This section discusses in more detail the typical caches used by a CPU to cache data from main memory.

Typically the fastest piece of memory on a CPU is internal flip-flops and buffers. These are not generally accessible to the programmer. Next fastest is the architecture registers. These are the registers that are accessible to the programmer (if she is programming in assembler). Next there is usually at least one cache between those registers and main memory (RAM); often there are two caches, one on-chip (on the same piece of silicon as the rest of the CPU) and one off-chip. When there is more than one cache they are usually called level-1 (for the one nearest the CPU), level-2, level-3 and so on.

The level-1 cache might be between 32 kibibits and 512 kibibits, say. In a 32 bit architecture that would be between 1024 and 16384 words (each word being 32 bits).

For example, an Intel 80486 has an 8-KB on-chip cache, and most Pentiums have a 16-KB on-chip level one cache that consists of an 8-KB instruction cache and an 8-KB data cache.
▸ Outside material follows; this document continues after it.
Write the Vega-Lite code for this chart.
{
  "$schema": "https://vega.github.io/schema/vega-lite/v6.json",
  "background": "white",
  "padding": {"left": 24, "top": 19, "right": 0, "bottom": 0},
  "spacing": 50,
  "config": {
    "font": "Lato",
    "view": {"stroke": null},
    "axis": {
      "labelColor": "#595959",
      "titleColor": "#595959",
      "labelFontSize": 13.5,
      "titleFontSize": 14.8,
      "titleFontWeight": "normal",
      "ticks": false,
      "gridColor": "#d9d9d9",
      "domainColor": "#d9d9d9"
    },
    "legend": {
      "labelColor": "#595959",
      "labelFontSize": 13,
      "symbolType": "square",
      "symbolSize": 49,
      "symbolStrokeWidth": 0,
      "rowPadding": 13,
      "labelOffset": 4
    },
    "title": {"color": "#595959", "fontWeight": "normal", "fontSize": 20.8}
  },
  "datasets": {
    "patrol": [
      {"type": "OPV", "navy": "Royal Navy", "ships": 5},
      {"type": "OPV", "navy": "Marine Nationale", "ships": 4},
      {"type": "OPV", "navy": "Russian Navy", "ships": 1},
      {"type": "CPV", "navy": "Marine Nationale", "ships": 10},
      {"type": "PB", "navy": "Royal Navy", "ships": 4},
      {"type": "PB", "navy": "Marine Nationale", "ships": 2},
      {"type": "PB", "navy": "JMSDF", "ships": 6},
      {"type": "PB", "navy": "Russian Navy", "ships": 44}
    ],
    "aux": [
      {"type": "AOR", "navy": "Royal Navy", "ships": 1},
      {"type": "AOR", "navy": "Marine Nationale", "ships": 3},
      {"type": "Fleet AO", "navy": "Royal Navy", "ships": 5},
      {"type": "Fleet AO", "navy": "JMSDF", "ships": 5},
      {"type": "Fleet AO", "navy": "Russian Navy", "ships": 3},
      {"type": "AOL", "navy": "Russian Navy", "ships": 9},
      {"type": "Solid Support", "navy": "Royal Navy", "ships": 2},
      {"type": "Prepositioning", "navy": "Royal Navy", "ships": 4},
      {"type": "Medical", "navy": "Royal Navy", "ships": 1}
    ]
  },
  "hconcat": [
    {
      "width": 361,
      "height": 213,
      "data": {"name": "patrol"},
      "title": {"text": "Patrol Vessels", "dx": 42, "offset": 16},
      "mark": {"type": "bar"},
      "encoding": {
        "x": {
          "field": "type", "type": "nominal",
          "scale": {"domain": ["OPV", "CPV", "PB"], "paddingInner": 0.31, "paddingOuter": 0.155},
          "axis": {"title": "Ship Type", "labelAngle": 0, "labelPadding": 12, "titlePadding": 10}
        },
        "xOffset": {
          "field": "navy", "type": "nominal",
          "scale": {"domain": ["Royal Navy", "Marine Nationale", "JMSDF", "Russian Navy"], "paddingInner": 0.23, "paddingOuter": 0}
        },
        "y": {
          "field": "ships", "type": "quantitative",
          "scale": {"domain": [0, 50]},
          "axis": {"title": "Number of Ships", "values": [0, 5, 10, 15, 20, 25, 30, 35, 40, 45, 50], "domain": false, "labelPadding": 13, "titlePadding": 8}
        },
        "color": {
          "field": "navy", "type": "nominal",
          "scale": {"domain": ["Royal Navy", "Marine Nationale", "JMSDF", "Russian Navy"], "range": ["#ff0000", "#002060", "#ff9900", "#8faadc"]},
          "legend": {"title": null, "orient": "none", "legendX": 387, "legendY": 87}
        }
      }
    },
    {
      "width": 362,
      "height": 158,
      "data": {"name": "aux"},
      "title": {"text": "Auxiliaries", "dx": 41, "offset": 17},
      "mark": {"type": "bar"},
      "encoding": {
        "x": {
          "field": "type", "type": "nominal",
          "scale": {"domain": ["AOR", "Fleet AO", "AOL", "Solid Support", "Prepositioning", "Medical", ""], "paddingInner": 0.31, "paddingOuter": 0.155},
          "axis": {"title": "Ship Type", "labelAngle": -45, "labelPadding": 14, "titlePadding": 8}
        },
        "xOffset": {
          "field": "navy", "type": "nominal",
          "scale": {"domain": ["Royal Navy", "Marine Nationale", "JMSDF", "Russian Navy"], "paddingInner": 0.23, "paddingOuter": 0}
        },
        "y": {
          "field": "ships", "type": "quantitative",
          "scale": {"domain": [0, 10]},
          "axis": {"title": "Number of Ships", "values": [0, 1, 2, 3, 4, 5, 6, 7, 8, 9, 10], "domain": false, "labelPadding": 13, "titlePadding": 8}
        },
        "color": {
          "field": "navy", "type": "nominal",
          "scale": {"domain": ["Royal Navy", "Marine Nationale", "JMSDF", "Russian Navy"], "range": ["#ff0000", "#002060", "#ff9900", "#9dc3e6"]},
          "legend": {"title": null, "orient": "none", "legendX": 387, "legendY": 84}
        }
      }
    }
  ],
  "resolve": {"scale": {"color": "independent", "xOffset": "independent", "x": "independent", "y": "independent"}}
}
A cache will usually arrange data in "lines" (sometimes also called blocks), a line is a contiguous sequence of words starting at an address that is a multiple of the line size. A line might be 8 words say. So we might have 1024 lines in our cache. A "line" in main memory when accessed will end up as a line in the cache. Usually a cache will transfer data to and from memory in chunks of a whole line, this is more efficient than transferring each word individually. This is both a source of efficiency and inefficiency: if we end up accessing all of the data in a line then bring the line into cache all at once will have been more efficient than bring each word into the cache; on the other hand, if we only access one word from the line then we paid the cost of having to bring the whole line in which will be slower.

When a line from main memory is stored in the cache the cache has to associate the address of the data (where it is in main memory) with the data, so that it can correctly process accesses to the data later on. Most caches are arranged so that a particular line in main memory can end up in only a few places in the cache. If any line in main memory can go in any line in the cache then the cache is said to be "fully associative". If any line in main memory can go in only one particular line in the cache then the cache is said to be "direct mapped". Usually the situation is somewhere in between, in which case we have an N-way set associative cache. For example, a cache is "8-way set associative" if a particular line in main memory can go in one of up to eight lines in the cache.
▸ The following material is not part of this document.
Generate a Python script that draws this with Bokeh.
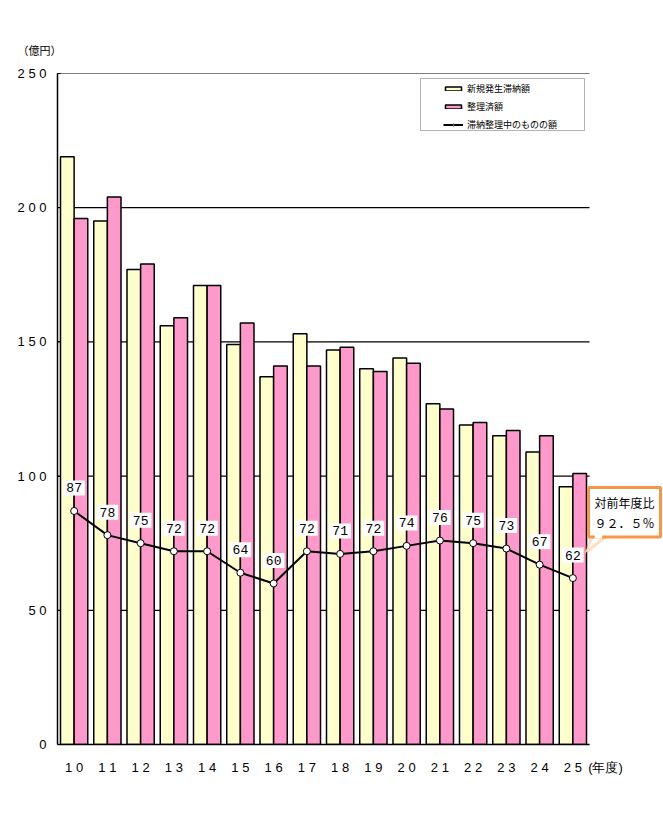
from bokeh.plotting import figure
from bokeh.models import (ColumnDataSource, FixedTicker, Legend, LegendItem, Label,
                          PolyAnnotation, BoxAnnotation, Title)
from bokeh.transform import dodge
from bokeh.core.properties import value
from bokeh.embed import file_html
from bokeh.resources import INLINE

# ---- data ----
years = ["10", "11", "12", "13", "14", "15", "16", "17", "18", "19", "20", "21", "22", "23", "24", "25"]
new_arrears = [219, 195, 177, 156, 171, 149, 137, 153, 147, 140, 144, 127, 119, 115, 109, 96]
settled = [196, 204, 179, 159, 171, 157, 141, 141, 148, 139, 142, 125, 120, 117, 115, 101]
backlog = [87, 78, 75, 72, 72, 64, 60, 72, 71, 72, 74, 76, 75, 73, 67, 62]
y_ticks = [0, 50, 100, 150, 200, 250]
series_names = ["新規発生滞納額", "整理済額", "滞納整理中のものの額"]
x_unit = "(年度)"
y_unit = "（億円）"
callout_text = "対前年度比\n９２．５％"

YELLOW = "#FFFFCC"
PINK = "#FF99CC"
ORANGE = "#F79646"

# layout (pixels)
L, R, T, B = 57, 589, 73, 744
W, H = 663, 813
n = len(years)
x_lo, x_hi = -0.5, n - 0.5
y_lo, y_hi = 0, 250


def dx(px):
    return x_lo + (px - L) * (x_hi - x_lo) / (R - L)


def dy(py):
    return y_lo + (B - py) * (y_hi - y_lo) / (B - T)


xs = list(range(n))
src = ColumnDataSource(dict(
    x=xs, new=new_arrears, settled=settled, backlog=backlog,
    lbl=[str(v) for v in backlog],
))

p = figure(width=W, height=H, output_backend="svg", toolbar_location=None,
           x_range=(x_lo, dx(W)), y_range=(y_lo, y_hi),
           min_border_left=L, min_border_right=0,
           min_border_top=T, min_border_bottom=H - B)
p.outline_line_color = None
p.background_fill_color = "white"

# horizontal gridlines over the category span
p.segment(x0=x_lo, x1=x_hi, y0=y_ticks, y1=y_ticks, line_color="black", line_width=1.2)

bw = 0.41
r_new = p.vbar(x=dodge("x", -bw / 2), top="new", width=bw, source=src,
               fill_color=YELLOW, line_color="black", line_width=1.5)
r_set = p.vbar(x=dodge("x", bw / 2), top="settled", width=bw, source=src,
               fill_color=PINK, line_color="black", line_width=1.5)
r_line = p.line(x="x", y="backlog", source=src, line_color="black", line_width=2)
r_pts = p.scatter(x="x", y="backlog", source=src, size=7, fill_color="white",
                  line_color="black", line_width=1)

p.text(x="x", y="backlog", text="lbl", source=src, y_offset=-23,
       text_align="center", text_baseline="middle",
       text_font=value("Liberation Mono"), text_font_size="13px", text_color="black",
       background_fill_color="white", padding=3)

# axes
unit_tick = dx(605)
p.xaxis.ticker = FixedTicker(ticks=xs + [unit_tick])
overrides = {i: " ".join(list(s)) for i, s in enumerate(years)}
overrides[unit_tick] = x_unit
p.xaxis.major_label_overrides = overrides
p.xaxis.bounds = (x_lo, x_hi)
p.xaxis.major_tick_line_color = None
p.xaxis.minor_tick_line_color = None
p.xaxis.axis_line_color = "black"
p.xaxis.axis_line_width = 1.5
p.xaxis.major_label_standoff = 9
p.xaxis.major_label_text_font = "Liberation Sans"
p.xaxis.major_label_text_font_size = "13px"
p.xaxis.major_label_text_color = "black"

p.yaxis.ticker = FixedTicker(ticks=y_ticks)
p.yaxis.major_label_overrides = {t: " ".join(list(str(t))) for t in y_ticks}
p.yaxis.major_tick_in = 3
p.yaxis.major_tick_out = 0
p.yaxis.minor_tick_line_color = None
p.yaxis.axis_line_color = "black"
p.yaxis.axis_line_width = 1.5
p.yaxis.major_label_standoff = 11
p.yaxis.major_label_text_font = "Liberation Sans"
p.yaxis.major_label_text_font_size = "13px"
p.yaxis.major_label_text_color = "black"

p.xgrid.grid_line_color = None
p.ygrid.grid_line_color = None

# y unit label as a title above the frame
p.add_layout(Title(text=y_unit, align="left", offset=-40, standoff=31,
                   text_font="Noto Sans CJK JP", text_font_size="11px",
                   text_font_style="normal", text_color="black"), "above")

# legend box + legend
p.add_layout(BoxAnnotation(left=dx(420), right=dx(584), top=dy(78), bottom=dy(130),
                           fill_color="white", fill_alpha=1, line_color="black",
                           line_width=1))
legend = Legend(items=[
    LegendItem(label=series_names[0], renderers=[r_new]),
    LegendItem(label=series_names[1], renderers=[r_set]),
    LegendItem(label=series_names[2], renderers=[r_line, r_pts]),
], location=(443 - L, B - 131), padding=4, spacing=5,
    glyph_width=20, glyph_height=5, label_height=12, label_width=109,
    label_standoff=4, border_line_color=None, background_fill_alpha=0,
    label_text_font="Noto Sans CJK JP", label_text_font_size="9px",
    label_text_color="black")
p.add_layout(legend, "center")

# callout
p.add_layout(PolyAnnotation(xs=[dx(593), dx(584), dx(608)], ys=[dy(534), dy(553), dy(534)],
                            fill_color="white", fill_alpha=1, line_color=ORANGE,
                            line_width=3))
p.add_layout(Label(x=dx(588), y=dy(487), text=callout_text, anchor="top_left",
                   text_font="Noto Sans CJK JP", text_font_size="12px",
                   text_line_height=1.2, text_color="black", padding=6,
                   background_fill_color="white", border_line_color=ORANGE,
                   border_line_width=3))
p.add_layout(PolyAnnotation(xs=[dx(595), dx(604), dx(601), dx(594)],
                            ys=[dy(530), dy(530), dy(538), dy(538)],
                            fill_color="white", fill_alpha=1, line_color=None))

open("out.html", "w").write(file_html(p, INLINE))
A direct mapped cache is easier to implement: let's say we have 1024 lines of 32 bytes each on a 32-bit byte-addressed architecture. Each address in main memory must go into a corresponding line of the cache, as determined by some direct mapping scheme. If the cache line location corresponds to bits 5-14 of the main memory address (that is the address modulo 215, divided by 25), the correspondence between main memory addresses and cache lines looks like this:

 main memory address           cache line
 0-31                          0
 32-63                         1
 64-95                         2
 ...                           ...
 32736-32767                   1023
 32768-32799                   0
 32780-32811                   1

and so the pattern repeats through memory.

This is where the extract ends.